La logistique est la clé de voute du trafic de stupéfiants et, à ce titre, les voies maritimes globalisées offrent de nombreuses opportunités de connecter les aires de productions des aires de consommations. « […] Ces flux ne représentent qu’une infime partie des millions de conteneurs expédiés à travers le monde chaque année. Sur une liaison transatlantique, il s’agit au mieux de 10 conteneurs contaminés, soit 0,05% d’un porte-conteneur de 20 000 EVP », admet Florian Manet, qui ne minimise pas, toutefois, les menaces dirigées contre les zones portuaires. « De fait, les installations portuaires cristallisent de multiples tensions à la fois du côté des malfaiteurs que des services étatiques comme des compagnies privées.

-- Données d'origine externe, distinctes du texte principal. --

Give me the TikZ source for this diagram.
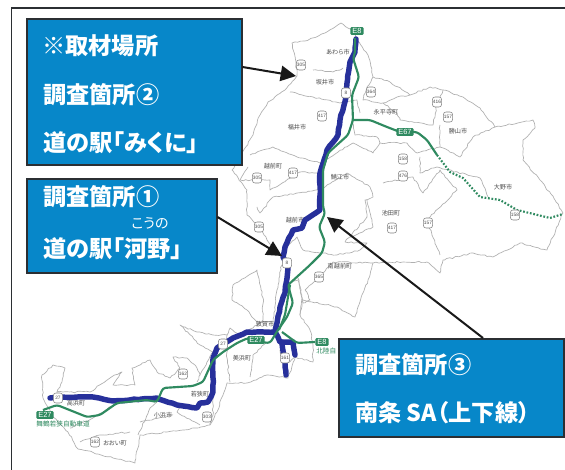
\documentclass[tikz,border=0pt]{standalone}
\usepackage{fontspec}
\setmainfont{Liberation Sans}
\newfontfamily\jp[RawFeature=+palt]{Noto Sans CJK JP}
\usetikzlibrary{arrows.meta,decorations.pathmorphing}
\definecolor{boxblue}{HTML}{0787C9}
\definecolor{boxedge}{HTML}{2B2F33}
\definecolor{routeblue}{HTML}{27309B}
\definecolor{routegreen}{HTML}{2F8A60}
\definecolor{bound}{HTML}{B0B0B0}
\tikzset{
  border/.style={draw=bound,line width=.5pt,line join=round,decorate,decoration={random steps,segment length=2.2pt,amplitude=.55pt}},
  blueroad/.style={draw=routeblue,line width=4.1pt,line join=round,line cap=round,decorate,decoration={random steps,segment length=3.5pt,amplitude=.35pt}},
  greenroad/.style={draw=routegreen,line width=1.6pt,line join=round,rounded corners=2pt},
  greendots/.style={draw=routegreen,line width=1.6pt,dash pattern=on 1.3pt off 1.3pt},
  infobox/.style={draw=boxedge,fill=boxblue,line width=1.5pt,anchor=north west,inner sep=0pt},
  boxtext/.style={text=white,anchor=west,inner sep=0pt,font=\jp\bfseries\fontsize{17.4}{18}\selectfont},
  pointer/.style={draw=black!90,line width=1.5pt,-{Triangle[length=11.5pt,width=11.5pt]}},
  placename/.style={text=black!70,inner sep=0pt,font=\jp\fontsize{4.6}{5}\selectfont},
  shield/.style={draw=black!50,fill=white,line width=.4pt,rounded corners=2pt,minimum width=7pt,minimum height=7.5pt,inner sep=0pt,text=black!70,font=\fontsize{3.6}{4}\selectfont},
  ebadge/.style={fill=routegreen,rounded corners=.8pt,inner xsep=1.5pt,inner ysep=.9pt,text=white,font=\fontsize{5.6}{6}\selectfont},
  roadname/.style={text=routegreen,inner sep=0pt,font=\jp\fontsize{5}{6}\selectfont},
  frameline/.style={draw=boxedge,line width=1.3pt}
}
\begin{document}
\begin{tikzpicture}[x=0.75pt,y=-0.75pt]
\pgfmathsetseed{7}
\useasboundingbox (0,0) rectangle (565,470);
\clip (0,0) rectangle (565,470);
\fill[white] (0,0) rectangle (565,470);
% frame
\draw[frameline] (11.5,470) -- (11.5,8) -- (565,8);
% outer boundary
\path[border] (341,23) -- (355,33) -- (357,40) -- (368,55) -- (373,77) -- (390,82) -- (410,95) -- (430,87) -- (443,90) -- (463,97) -- (480,108) -- (495,127) -- (533,120) -- (535,128) -- (523,140) -- (523,160) -- (540,180) -- (555,200) -- (563,213) -- (560,220) -- (553,237) -- (547,250) -- (520,243) -- (493,257) -- (473,253) -- (443,260) -- (440,273) -- (427,262) -- (403,262) -- (373,263) -- (368,280) -- (358,307) -- (355,317) -- (337,307) -- (303,300) -- (300,315) -- (310,330) -- (313,345) -- (313,362) -- (295,357) -- (288,378) -- (267,375) -- (247,383) -- (227,383) -- (217,412) -- (210,425) -- (197,428) -- (167,432) -- (140,435) -- (135,463) -- (113,458) -- (77,448) -- (68,432) -- (53,417) -- (43,398) -- (42,375) -- (53,365) -- (65,368) -- (62,382) -- (57,392) -- (90,392) -- (110,378) -- (122,372) -- (113,385) -- (135,385) -- (132,368) -- (150,360) -- (157,372) -- (170,378) -- (180,368) -- (173,357) -- (187,358) -- (197,368) -- (200,375) -- (213,352) -- (200,345) -- (180,325) -- (197,332) -- (213,335) -- (227,335) -- (230,328) -- (240,335) -- (253,328) -- (263,320) -- (263,298) -- (257,270) -- (233,285) -- (232,300) -- (247,310) -- (257,322) -- (273,322) -- (277,290) -- (283,258) -- (267,240) -- (258,225) -- (247,215) -- (247,190) -- (232,170) -- (240,157) -- (253,135) -- (260,115) -- (268,102) -- (285,90) -- (297,76) -- (296,62) -- (292,43) -- (305,41) -- (325,33) -- cycle;
% inner boundaries
\foreach \p in {
 {(313,70)--(333,72)--(343,68)},
 {(290,92)--(313,97)--(340,103)--(357,100)--(360,113)},
 {(373,77)--(367,87)--(363,100)--(383,103)--(397,97)--(410,95)},
 {(383,103)--(397,113)--(400,120)--(433,125)--(437,103)--(443,90)},
 {(440,125)--(440,147)--(460,157)--(473,137)--(495,127)},
 {(250,155)--(273,147)--(297,157)--(320,163)--(353,143)--(373,153)--(380,143)--(407,143)--(417,153)--(440,147)},
 {(353,120)--(355,135)--(377,137)--(380,143)},
 {(248,167)--(240,180)--(270,180)--(270,190)--(300,172)--(320,173)},
 {(257,207)--(260,213)--(273,197)--(297,193)--(320,190)--(347,173)--(370,187)--(373,197)--(365,200)--(367,217)},
 {(383,183)--(413,177)--(423,193)--(440,170)--(457,190)--(427,220)--(432,235)},
 {(420,157)--(420,173)--(437,167)--(480,178)--(488,197)},
 {(367,200)--(373,227)--(350,237)},
 {(345,242)--(367,243)--(360,250)--(337,255)--(323,253)--(303,250)--(297,237)--(285,247)},
 {(323,273)--(333,262)--(373,263)},
 {(305,290)--(323,273)},
 {(305,290)--(310,300)--(303,303)--(298,280)--(290,283)},
 {(227,335)--(227,358)--(230,382)},
 {(267,342)--(253,355)--(250,377)},
 {(213,398)--(213,415)--(210,425)},
 {(182,405)--(177,412)--(200,425)},
 {(157,402)--(150,408)--(138,435)},
 {(140,422)--(173,415)},
 {(117,403)--(93,418)--(70,428)},
 {(130,432)--(100,435)--(80,442)},
 {(298,278)--(302,298)--(300,315)},
 {(280,350)--(285,365)--(295,357)},
 {(197,382)--(200,375)},
 {(432,235)--(440,255)},
 {(345,242)--(367,217)}
}{\path[border] \p;}
% place names
\foreach \x/\y/\t [count=\i] in {338/52/あわら市,325/82/坂井市,297/127/福井市,386/112/永平寺町,458/131/勝山市,503/187/大野市,273/166/越前町,340/177/鯖江市,295/220/越前市,391/213/池田町,340/266/南越前町,265/324/敦賀市,200/394/若狭町,242/358/美浜町,163/415/小浜市,76/403/高浜町,115/443/おおい町}
  {\node[placename] (pl\i) at (\x,\y) {\t};}
\node[roadname] (rn1) at (63,424) {舞鶴若狭自動車道};
\node[roadname,anchor=west] (rn2) at (316,351) {北陸自};
% blue roads
\path[blueroad] (356,39) -- (355,52) -- (350,62) -- (347,83) -- (346,97) -- (340,120) -- (338,135) -- (327,150) -- (320,173) -- (320,210) -- (305,220) -- (302,228) -- (293,230) -- (285,247) -- (283,257) -- (288,268) -- (285,293) -- (280,307) -- (277,323) -- (275,332) -- (247,332) -- (233,338) -- (217,348) -- (213,358) -- (213,392) -- (208,402) -- (200,403) -- (197,408) -- (177,405) -- (157,398) -- (113,401) -- (93,397) -- (60,397) -- (50,398);
\path[blueroad] (275,332) -- (280,342) -- (293,342) -- (295,355);
\path[blueroad] (282,342) -- (285,362) -- (286,375);
% green roads
\path[greenroad] (355,38) -- (355,53) -- (353,58) -- (359,77) -- (352,95) -- (353,120) -- (348,135) -- (328,153) -- (323,170) -- (323,207) -- (325,213) -- (319,227) -- (325,242) -- (322,253) -- (310,265) -- (288,285) -- (293,303) -- (287,317) -- (278,330) -- (270,343) -- (260,342) -- (248,338) -- (237,343) -- (223,352) -- (213,360) -- (203,382) -- (193,386) -- (163,388) -- (157,402) -- (147,400) -- (117,403) -- (100,415) -- (87,417) -- (57,405) -- (43,410);
\path[greenroad] (290,285) -- (285,315) -- (279,330);
\path[greenroad] (282,332) -- (297,343) -- (315,342);
\path[greenroad] (353,120) -- (370,120) -- (387,127) -- (400,132) -- (417,132) -- (427,140) -- (437,155);
\path[greendots] (437,155) -- (450,172) -- (463,178) -- (480,197) -- (500,200) -- (517,210) -- (550,218) -- (563,214);
% shields
\foreach \x/\y/\t [count=\i] in {301/65/305,346/93/8,371/92/364,437/102/416,322/116/417,448/117/157,403/159/158,403/176/476,293/173/417,257/178/305,259/227/305,392/228/417,428/223/157,515/215/158,319/277/365,287/263/8,223/344/27,58/398/27,207/417/303,183/374/162,95/442/162,285/358/161}
  {\node[shield] (sh\i) at (\x,\y) {\t};}
% expressway badges
\node[ebadge] (e1) at (357,31) {E8};
\node[ebadge] (e2) at (405,132) {E67};
\node[ebadge] (e3) at (256,340) {E27};
\node[ebadge] (e4) at (45,415) {E27};
\node[ebadge] (e5) at (322,342) {E8};
% info boxes
\node[infobox,minimum width=161.25pt,minimum height=109.5pt] (box1) at (25.5,18) {};
\node[infobox,minimum width=142.5pt,minimum height=70.5pt] (box2) at (25.5,178) {};
\node[infobox,minimum width=168.75pt,minimum height=73.5pt] (box3) at (338,338) {};
% pointers
\coordinate (t1) at (296,76);
\coordinate (t2) at (282,256);
\coordinate (t3) at (327,217);
\draw[pointer] (box1.east |- 0,67) -- (t1);
\draw[pointer] (box2.east |- 0,217) -- (t2);
\draw[pointer] (483,338) -- (t3);
% texts
\node[boxtext] (a1) at (42,46) {※取材場所};
\node[boxtext] (a2) at (43,95) {調査箇所②};
\node[boxtext] (a3) at (43,143) {道の駅「みくに」};
\node[boxtext] (b1) at (43,197) {調査箇所①};
\node[text=white,inner sep=0pt,font=\jp\fontsize{10.5}{11}\selectfont] (b2) at (150,223) {こうの};
\node[boxtext] (b3) at (43,249) {道の駅「河野」};
\node[boxtext] (c1) at (355,365) {調査箇所③};
\node[boxtext] (c2) at (355,413) {南条 SA（上下線）};
\end{tikzpicture}
\end{document}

L’enjeu nécessite donc de trouver des points de contrôles pour ces immenses espaces où sévit un trafic débridé. « […] Les espaces océaniques sont des voies d’acheminement privilégiées. Ils procurent un sentiment de sécurité offert par l’immensité océanique et des commodités logistiques, facilitant l’expédition d’un fret massifié. Ils sont, donc, parfaitement intégrés à la chaîne de valeur des substances illicites », partage Florian Manet.

Comment va évoluer le narcotrafic sur les mers ?

L’auteur constate une accentuation de l’activité avec des conséquences particulièrement alarmantes pour la paix sociale. « Une montée des tensions voire une radicalisation des comportements est actuellement observée à la fois dans les zones de production que sur les marchés de consommation. »

Dans ce contexte, Florian Manet émet plusieurs propositions concrètes, destinées à endiguer les réseaux de trafic de stupéfiants, à l’instar du développement et du partage du « renseignement stratégique au bénéfice des services répressifs sur les évolutions prévisibles en matière d’architecture logistique maritime et portuaire, de pratique du shipping et de la plaisance et des nouveaux modes de transport maritime », ou de la création d’un « Office judiciaire de la mer agrégeant les capacités judiciaires de la Gendarmerie maritime avec les autres membres de l’Action de l’Etat en mer et en cheville étroite avec les acteurs privés, désireux de plus de protection. »

En somme, il semble illusoire de vouloir contrôler les espaces maritimes, en revanche la solution réside probablement dans la conjugaison du couple renseignement/répression. Récolter et analyser l’information pour mieux agir de manière chirurgicale … et que l’épidémie en mer ne touche pas les Etats à terre.